PORT-AU-PRINCE — Ce 25 juin 2025 marque le premier anniversaire du déploiement du premier contingent de policiers kényans en Haïti, dans le cadre de la Mission multinationale d’appui à la sécurité (MMAS). Un an après, l’Ordre des Défenseurs des Droits Humains (ORDEDH) dresse un bilan accablant et exige une réorientation stratégique urgente.
Un bilan sécuritaire alarmant
Selon l’ORDEDH, la MMAS n’a pas réussi à améliorer la situation sécuritaire ; au contraire, elle semble l’avoir aggravée. Des zones précédemment sous contrôle, telles que Solino, Nazon, Champs de Mars, Carrefour-Feuilles, La Chapelle, Kenscoff, la Route de l’Aéroport, Mirebalais et Saut-d’Eau, sont désormais dominées par des gangs armés. Cette expansion territoriale des groupes criminels a entraîné un exacerbé la crise humanitaire.
L’organisation souligne également une recrudescence des homicides depuis l’arrivée de la MMAS, avec plus d’une douzaine de massacres perpétrés en sa présence. Par ailleurs, plus d’une centaine d’institutions étatiques à Port-au-Prince ont été contraintes de se relocaliser en raison de l’insécurité croissante.
Critiques sur la collaboration avec la PNH
L’ORDEDH déplore le manque de coordination entre la MMAS et la Police nationale d’Haïti (PNH). Des hauts gradés de la PNH critiquent l’attitude des forces kényanes, les accusant de passivité face à la violence des gangs. Cette absence de synergie compromet les efforts de rétablissement de l’ordre public et de sécurisation des infrastructures vitales.
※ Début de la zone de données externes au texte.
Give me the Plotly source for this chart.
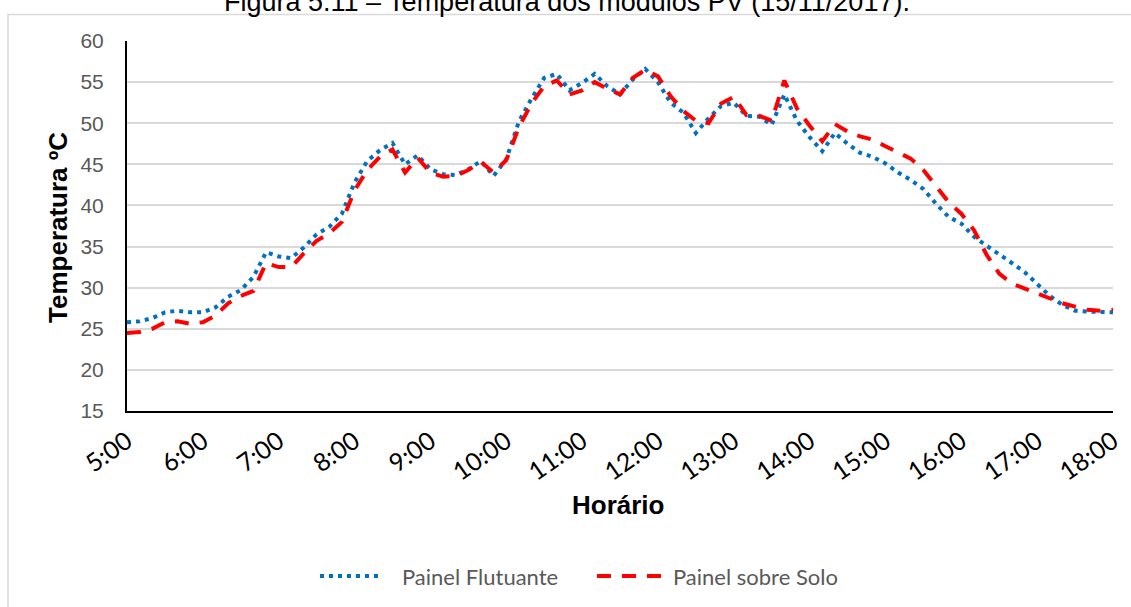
import pandas as pd
import plotly.graph_objects as go

# 10-minute readings, 5:00 -> 18:00 (15/11/2017)
times = pd.date_range("2017-11-15 05:00", "2017-11-15 18:00", freq="10min")

painel_flutuante = [
    25.8, 25.9, 26.3, 27.0, 27.2, 27.0, 27.0, 27.6, 28.9, 29.7,   # 5:00-6:30
    31.3, 34.3, 33.8, 33.6, 34.9, 36.5, 37.4, 39.0, 42.8, 45.4,   # 6:40-8:10
    46.7, 47.6, 45.0, 46.1, 44.4, 43.8, 43.7, 44.4, 45.4, 43.6,   # 8:20-9:50
    45.6, 50.2, 53.0, 55.5, 56.0, 54.0, 54.9, 56.0, 54.5, 53.5,   # 10:00-11:30
    55.3, 56.6, 55.0, 52.5, 51.3, 48.8, 50.6, 52.1, 52.5, 50.9,   # 11:40-13:10
    50.8, 49.8, 53.5, 50.3, 48.3, 46.6, 48.8, 47.5, 46.4, 45.9,   # 13:20-14:50
    45.1, 44.0, 43.1, 42.0, 40.2, 38.6, 37.8, 36.2, 35.1, 34.1,   # 15:00-16:30
    33.0, 31.9, 30.5, 29.0, 27.9, 27.2, 27.1, 27.0, 27.0,         # 16:40-18:00
]

painel_solo = [
    24.5, 24.6, 25.0, 25.8, 25.9, 25.6, 25.8, 26.6, 28.1, 29.0,   # 5:00-6:30
    29.6, 33.0, 32.5, 32.5, 34.2, 35.7, 36.6, 38.0, 41.8, 44.3,   # 6:40-8:10
    45.9, 46.8, 44.0, 45.8, 44.0, 43.5, 43.6, 44.3, 45.3, 44.0,   # 8:20-9:50
    45.5, 49.5, 52.4, 54.5, 55.2, 53.5, 54.0, 55.0, 54.2, 53.5,   # 10:00-11:30
    55.5, 56.5, 55.7, 53.3, 51.5, 50.3, 50.0, 52.4, 53.2, 51.0,   # 11:40-13:10
    50.9, 50.3, 55.2, 51.8, 49.7, 47.8, 49.9, 49.0, 48.4, 48.0,   # 13:20-14:50
    47.2, 46.5, 45.7, 44.3, 42.4, 40.4, 39.0, 37.0, 34.0, 31.7,   # 15:00-16:30
    30.5, 29.9, 29.4, 28.8, 28.1, 27.7, 27.3, 27.2, 27.3,         # 16:40-18:00
]

tick_labels = ["5:00", "6:00", "7:00", "8:00", "9:00", "10:00", "11:00",
               "12:00", "13:00", "14:00", "15:00", "16:00", "17:00", "18:00"]
tick_vals = pd.date_range("2017-11-15 05:00", "2017-11-15 18:00", freq="1h")

series_names = ["Painel Flutuante", "Painel sobre Solo"]
series_colors = ["#0070C0", "#FF0000"]
series_dash = ["4px,5px", "14px,11px"]
title_text = "Figura 5.11 – Temperatura dos módulos PV (15/11/2017)."
y_title = "Temperatura ºC"
x_title = "Horário"

fig = go.Figure()
for name, vals, col, dash in zip(series_names, [painel_flutuante, painel_solo],
                                 series_colors, series_dash):
    fig.add_trace(go.Scatter(
        x=times, y=vals, mode="lines", name=name, showlegend=False,
        line=dict(color=col, width=4, dash=dash),
    ))

W, H = 1131, 607
L, R, T, B = 127, 18, 40.5, 195.5
pw, ph = W - L - R, H - T - B

def px_x(x):
    return (x - L) / pw

def px_y(y):
    return (H - B - y) / ph

# manual legend (wider spacing like the original)
legend_y = 577
legend_items = [
    (320, 383, 400),   # line x0, line x1, text x  (Painel Flutuante)
    (597, 668, 671),   # (Painel sobre Solo)
]
shapes = [
    dict(type="rect", xref="paper", yref="paper",
         x0=px_x(8), x1=px_x(1140), y0=px_y(620), y1=px_y(14),
         line=dict(color="#D9D9D9", width=1.5), fillcolor="rgba(0,0,0,0)",
         layer="below"),
]
annotations = [
    dict(text="<b>" + y_title + "</b>", xref="paper", yref="paper",
         x=px_x(58), y=px_y(228), textangle=-90, showarrow=False,
         xanchor="center", yanchor="middle",
         font=dict(family="Liberation Sans", size=26, color="#000000")),
    dict(text="<b>" + x_title + "</b>", xref="paper", yref="paper",
         x=px_x(618), y=px_y(506), showarrow=False,
         xanchor="center", yanchor="middle",
         font=dict(family="Liberation Sans", size=26, color="#000000")),
    dict(text=title_text, xref="paper", yref="paper",
         x=px_x(567), y=px_y(1), showarrow=False,
         xanchor="center", yanchor="middle",
         font=dict(family="Liberation Sans", size=27, color="#000000")),
]
for (x0, x1, xt), name, col, dash in zip(legend_items, series_names,
                                         series_colors, series_dash):
    shapes.append(dict(type="line", xref="paper", yref="paper",
                       x0=px_x(x0), x1=px_x(x1), y0=px_y(legend_y), y1=px_y(legend_y),
                       line=dict(color=col, width=4, dash=dash)))
    annotations.append(dict(text=name, xref="paper", yref="paper",
                            x=px_x(xt), y=px_y(legend_y), showarrow=False,
                            xanchor="left", yanchor="middle",
                            font=dict(family="Lato", size=22, color="#595959")))

fig.update_layout(
    width=W, height=H,
    margin=dict(l=L, r=R, t=T, b=B),
    paper_bgcolor="white", plot_bgcolor="white",
    showlegend=False,
    xaxis=dict(
        type="date",
        range=[times[0], times[-1]],
        tickvals=list(tick_vals), ticktext=tick_labels,
        tickangle=-35,
        tickfont=dict(family="Lato", size=25, color="#000000"),
        showgrid=False, zeroline=False,
        showline=True, linecolor="#000000", linewidth=2,
        ticks="", automargin=False,
        ticklabelstandoff=4,
    ),
    yaxis=dict(
        range=[15, 60], tick0=15, dtick=5,
        tickfont=dict(family="Liberation Sans", size=21, color="#595959"),
        showgrid=True, gridcolor="#D9D9D9", gridwidth=2,
        zeroline=False,
        showline=True, linecolor="#000000", linewidth=2,
        ticks="", ticklabelstandoff=17, automargin=False,
    ),
    annotations=annotations,
    shapes=shapes,
)

fig.write_html(
    "out.html",
    config={"displayModeBar": False},
    post_script="document.body.style.margin='0';document.body.style.overflow='hidden';",
)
Appel à une refonte stratégique
Face à ce constat, l’ORDEDH appelle à une révision en profondeur de la stratégie de la MMAS. L’organisation insiste sur la nécessité d’une collaboration étroite avec la PNH, d’un renforcement des capacités opérationnelles et d’une planification stratégique adaptée aux réalités du terrain. Sans ces ajustements, la mission risque de continuer à échouer dans sa mission de stabilisation du pays.
Du secret professionnel à une communication opaque
L’ORDEDH attire l’attention sur l’attitude opaque du commandement de la mission, en évoquant la mort, dans des circonstances troublantes, d’un policier kényan dans l’Artibonite, dont le corps aurait été retenu par des gangs armés.
«Le fait que les autorités kényanes et haïtiennes aient dû négocier avec des criminels pour récupérer le corps de la victime constitue une humiliation nationale et soulève de sérieuses interrogations quant à la capacité opérationnelle et à l’efficacité réelle de la mission», dénonce l’Ordre, tout en condamnant fermement le silence de la MMAS sur cet épisode. «L’absence de communication autour de cet incident alimente les soupçons et donne l’impression d’un “secret d’État” inavoué», poursuit l’organisation.
L’appel pressant de l’ORDEDH
L’Ordre des Défenseurs des Droits Humains réclame un redressement urgent de la MMAS, avec des missions claires, cohérentes et bien définies. Il exige une transparence totale dans la gestion des ressources allouées à la mission, afin d’éviter tout risque de détournement ou de blanchiment de fonds, et de garantir une utilisation efficiente des moyens disponibles.
L’organisation appelle la communauté internationale à transformer la MMAS en mission officielle de maintien de la paix sous l’égide des Nations Unies, dotée d’un mandat plus robuste, en tenant compte de l’ampleur des défis actuels. Elle souligne que l’échec de la mission incombe également à la communauté internationale, qui persiste à utiliser Haïti comme un laboratoire d’expériences stratégiques souvent inefficaces, voire contre-productives.
«Le peuple haïtien mérite une réponse concrète, sérieuse et durable à la crise sécuritaire — pas des solutions improvisées qui ne font qu’aggraver sa souffrance», conclut l’ORDEDH.